→ WRITTEN PROBLEM:
Repeat each entry as written, dropping any picture you find.

→ SUPPLIED RECORDS:
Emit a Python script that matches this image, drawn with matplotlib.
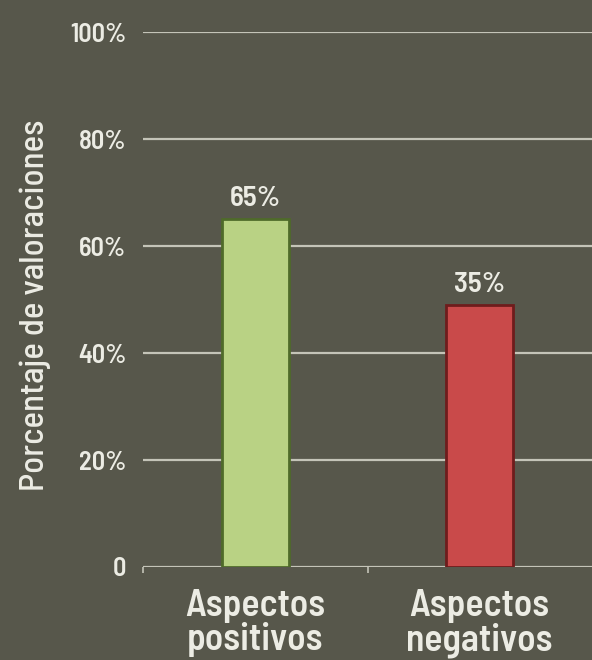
import matplotlib
matplotlib.use("Agg")
import matplotlib.pyplot as plt

categories = ["Aspectos\npositivos", "Aspectos\nnegativos"]
bar_heights = [65, 49]
value_labels = ["65%", "35%"]
y_ticks = [0, 20, 40, 60, 80, 100]
y_tick_labels = ["0", "20%", "40%", "60%", "80%", "100%"]

bg = "#57574b"
grid_c = "#c4c4b8"
txt_c = "#ecece4"
face_colors = ["#b9d284", "#c94a4a"]
edge_colors = ["#4f6b2a", "#6e1c1c"]

plt.rcParams['font.family'] = ['Barlow Semi Condensed', 'DejaVu Sans']
fig = plt.figure(figsize=(5.92, 6.60), dpi=100, facecolor=bg)
ax = fig.add_axes([143/592, 1 - 567/660, 1 - 143/592, (567 - 32)/660])
ax.set_facecolor(bg)

x = list(range(len(categories)))
for yt in y_ticks:
    ax.axhline(yt, color=grid_c, lw=1.6, zorder=1)

bars = ax.bar(x, bar_heights, width=0.3, color=face_colors, edgecolor=edge_colors,
              linewidth=2, zorder=3)
for b, lab in zip(bars, value_labels):
    ax.text(b.get_x() + b.get_width() / 2, b.get_height() + 1.5, lab,
            ha="center", va="bottom", color=txt_c, fontsize=21, fontweight=600)

ax.set_xlim(-0.5, 1.5)
ax.set_ylim(0, 100)
for s in ax.spines.values():
    s.set_visible(False)

ax.set_yticks(y_ticks)
ax.set_yticklabels(y_tick_labels, color=txt_c, fontsize=19, fontweight=600)
ax.tick_params(axis="y", length=0, pad=12)

ax.set_xticks([-0.5, 0.5])
ax.set_xticklabels([])
ax.tick_params(axis="x", length=4, width=1.2, color=grid_c, direction="out")
for xi, c in zip(x, categories):
    ax.text(xi, -4.2, c, ha="center", va="top", color=txt_c, fontsize=27,
            linespacing=0.95, fontweight=600)

fig.text(35/592, 1 - 305/660, "Porcentaje de valoraciones", rotation=90,
         ha="center", va="center", color=txt_c, fontsize=25, fontweight=500)

fig.savefig("out.png", dpi=100, facecolor=bg)
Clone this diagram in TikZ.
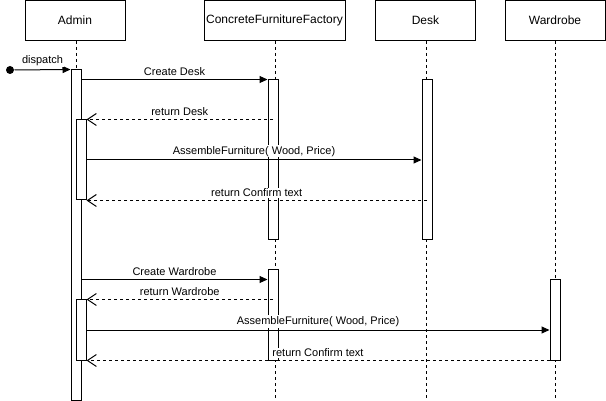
\documentclass[tikz,border=0pt]{standalone}
\usepackage{fontspec}
\setmainfont{Liberation Sans}
\usetikzlibrary{arrows.meta}
\usetikzlibrary{calc}
\tikzstyle{actor} = [draw, rectangle, minimum height=40pt, minimum width=100pt,
    inner sep=0pt, font=\fontsize{12}{14}\selectfont]
\tikzstyle{activation} = [draw, fill=white, rectangle, minimum width=10pt, inner sep=0pt]
\tikzstyle{lifeline} = [dash pattern=on 3pt off 3pt]
\tikzstyle{msg} = [-{Triangle[length=8pt,width=7pt]}]
\tikzstyle{ret} = [dash pattern=on 3pt off 3pt, -{Straight Barb[length=9pt,width=12pt]}]
\tikzstyle{lbl} = [midway, above=2pt, fill=white, inner sep=1pt, font=\fontsize{11}{13}\selectfont]
\begin{document}
\begin{tikzpicture}[x=1pt, y=-1pt, line width=1pt]
    \useasboundingbox (0,0) rectangle (606,401);
    \node [actor] at (75,20.5) (admin) {Admin};
    \node [actor, minimum width=141pt] at (274.5,20.5) (factory) {ConcreteFurnitureFactory};
    \node [actor] at (425.5,20.5) (desk) {Desk};
    \node [actor] at (555,20.5) (wardrobe) {Wardrobe};
    \coordinate (bottom) at (0,400);
    \draw [lifeline] (admin.south) ++(1,0) coordinate (adminl) -- (adminl |- bottom);
    \draw [lifeline] (factory.south) ++(0.5,0) coordinate (factoryl) -- (factoryl |- bottom);
    \draw [lifeline] (desk.south) ++(0.5,0) coordinate (deskl) -- (deskl |- bottom);
    \draw [lifeline] (wardrobe.south) -- (wardrobe.south |- bottom);
    \node [activation, minimum height=330pt] at (76,235) (act1) {};
    \node [activation, minimum height=80pt] at (81,160) (act2) {};
    \node [activation, minimum height=60pt] at (81,330) (act3) {};
    \node [activation, minimum height=160pt] at (273,160) (fact1) {};
    \node [activation, minimum height=90pt] at (273,315) (fact2) {};
    \node [activation, minimum height=160pt] at (427,160) (desk1) {};
    \node [activation, minimum height=80pt] at (555,320) (ward1) {};
    \node [circle, fill, inner sep=0pt, minimum size=8pt] at (10,70) (start) {};
    \draw [msg] (start) -- node [lbl] {dispatch} (act1.north west);
    \draw [msg] (fact1.north west -| act1.east) -- node [lbl] {Create Desk} (fact1.north west);
    \draw [ret] (act2.north east -| fact1) -- node [lbl] {return Desk} (act2.north east);
    \draw [msg] (act2.east) -- node [lbl] {AssembleFurniture( Wood, Price)} (act2.east -| desk1.west);
    \draw [ret] (act2.south east -| desk1) -- node [lbl] {return Confirm text} (act2.south east);
    \draw [msg] (ward1.north -| act1.east) -- node [lbl] {Create Wardrobe} (ward1.north -| fact2.west);
    \draw [ret] (act3.north east -| fact2) -- node [lbl] {return Wardrobe} (act3.north east);
    \draw [msg] (act3.east) -- node [lbl] {AssembleFurniture( Wood, Price)} (act3.east -| ward1.west);
    \draw [ret] (ward1.south west) -- node [lbl] {return Confirm text} (act3.south east);
\end{tikzpicture}
\end{document}
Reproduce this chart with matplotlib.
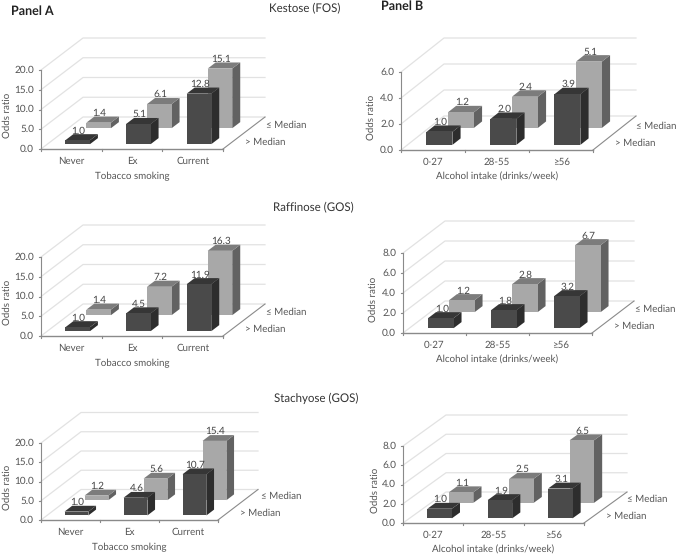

→ FINAL ANSWER:
Emit a Python script that matches this image, drawn with matplotlib.
import matplotlib
matplotlib.use("Agg")
import matplotlib.pyplot as plt

categories = ["Aspectos\npositivos", "Aspectos\nnegativos"]
bar_heights = [65, 49]
value_labels = ["65%", "35%"]
y_ticks = [0, 20, 40, 60, 80, 100]
y_tick_labels = ["0", "20%", "40%", "60%", "80%", "100%"]

bg = "#57574b"
grid_c = "#c4c4b8"
txt_c = "#ecece4"
face_colors = ["#b9d284", "#c94a4a"]
edge_colors = ["#4f6b2a", "#6e1c1c"]

plt.rcParams['font.family'] = ['Barlow Semi Condensed', 'DejaVu Sans']
fig = plt.figure(figsize=(5.92, 6.60), dpi=100, facecolor=bg)
ax = fig.add_axes([143/592, 1 - 567/660, 1 - 143/592, (567 - 32)/660])
ax.set_facecolor(bg)

x = list(range(len(categories)))
for yt in y_ticks:
    ax.axhline(yt, color=grid_c, lw=1.6, zorder=1)

bars = ax.bar(x, bar_heights, width=0.3, color=face_colors, edgecolor=edge_colors,
              linewidth=2, zorder=3)
for b, lab in zip(bars, value_labels):
    ax.text(b.get_x() + b.get_width() / 2, b.get_height() + 1.5, lab,
            ha="center", va="bottom", color=txt_c, fontsize=21, fontweight=600)

ax.set_xlim(-0.5, 1.5)
ax.set_ylim(0, 100)
for s in ax.spines.values():
    s.set_visible(False)

ax.set_yticks(y_ticks)
ax.set_yticklabels(y_tick_labels, color=txt_c, fontsize=19, fontweight=600)
ax.tick_params(axis="y", length=0, pad=12)

ax.set_xticks([-0.5, 0.5])
ax.set_xticklabels([])
ax.tick_params(axis="x", length=4, width=1.2, color=grid_c, direction="out")
for xi, c in zip(x, categories):
    ax.text(xi, -4.2, c, ha="center", va="top", color=txt_c, fontsize=27,
            linespacing=0.95, fontweight=600)

fig.text(35/592, 1 - 305/660, "Porcentaje de valoraciones", rotation=90,
         ha="center", va="center", color=txt_c, fontsize=25, fontweight=500)

fig.savefig("out.png", dpi=100, facecolor=bg)
Clone this diagram in TikZ.
\documentclass[tikz,border=0pt]{standalone}
\usepackage{fontspec}
\setmainfont{Liberation Sans}
\usetikzlibrary{arrows.meta}
\usetikzlibrary{calc}
\tikzstyle{actor} = [draw, rectangle, minimum height=40pt, minimum width=100pt,
    inner sep=0pt, font=\fontsize{12}{14}\selectfont]
\tikzstyle{activation} = [draw, fill=white, rectangle, minimum width=10pt, inner sep=0pt]
\tikzstyle{lifeline} = [dash pattern=on 3pt off 3pt]
\tikzstyle{msg} = [-{Triangle[length=8pt,width=7pt]}]
\tikzstyle{ret} = [dash pattern=on 3pt off 3pt, -{Straight Barb[length=9pt,width=12pt]}]
\tikzstyle{lbl} = [midway, above=2pt, fill=white, inner sep=1pt, font=\fontsize{11}{13}\selectfont]
\begin{document}
\begin{tikzpicture}[x=1pt, y=-1pt, line width=1pt]
    \useasboundingbox (0,0) rectangle (606,401);
    \node [actor] at (75,20.5) (admin) {Admin};
    \node [actor, minimum width=141pt] at (274.5,20.5) (factory) {ConcreteFurnitureFactory};
    \node [actor] at (425.5,20.5) (desk) {Desk};
    \node [actor] at (555,20.5) (wardrobe) {Wardrobe};
    \coordinate (bottom) at (0,400);
    \draw [lifeline] (admin.south) ++(1,0) coordinate (adminl) -- (adminl |- bottom);
    \draw [lifeline] (factory.south) ++(0.5,0) coordinate (factoryl) -- (factoryl |- bottom);
    \draw [lifeline] (desk.south) ++(0.5,0) coordinate (deskl) -- (deskl |- bottom);
    \draw [lifeline] (wardrobe.south) -- (wardrobe.south |- bottom);
    \node [activation, minimum height=330pt] at (76,235) (act1) {};
    \node [activation, minimum height=80pt] at (81,160) (act2) {};
    \node [activation, minimum height=60pt] at (81,330) (act3) {};
    \node [activation, minimum height=160pt] at (273,160) (fact1) {};
    \node [activation, minimum height=90pt] at (273,315) (fact2) {};
    \node [activation, minimum height=160pt] at (427,160) (desk1) {};
    \node [activation, minimum height=80pt] at (555,320) (ward1) {};
    \node [circle, fill, inner sep=0pt, minimum size=8pt] at (10,70) (start) {};
    \draw [msg] (start) -- node [lbl] {dispatch} (act1.north west);
    \draw [msg] (fact1.north west -| act1.east) -- node [lbl] {Create Desk} (fact1.north west);
    \draw [ret] (act2.north east -| fact1) -- node [lbl] {return Desk} (act2.north east);
    \draw [msg] (act2.east) -- node [lbl] {AssembleFurniture( Wood, Price)} (act2.east -| desk1.west);
    \draw [ret] (act2.south east -| desk1) -- node [lbl] {return Confirm text} (act2.south east);
    \draw [msg] (ward1.north -| act1.east) -- node [lbl] {Create Wardrobe} (ward1.north -| fact2.west);
    \draw [ret] (act3.north east -| fact2) -- node [lbl] {return Wardrobe} (act3.north east);
    \draw [msg] (act3.east) -- node [lbl] {AssembleFurniture( Wood, Price)} (act3.east -| ward1.west);
    \draw [ret] (ward1.south west) -- node [lbl] {return Confirm text} (act3.south east);
\end{tikzpicture}
\end{document}
Reproduce this chart with matplotlib.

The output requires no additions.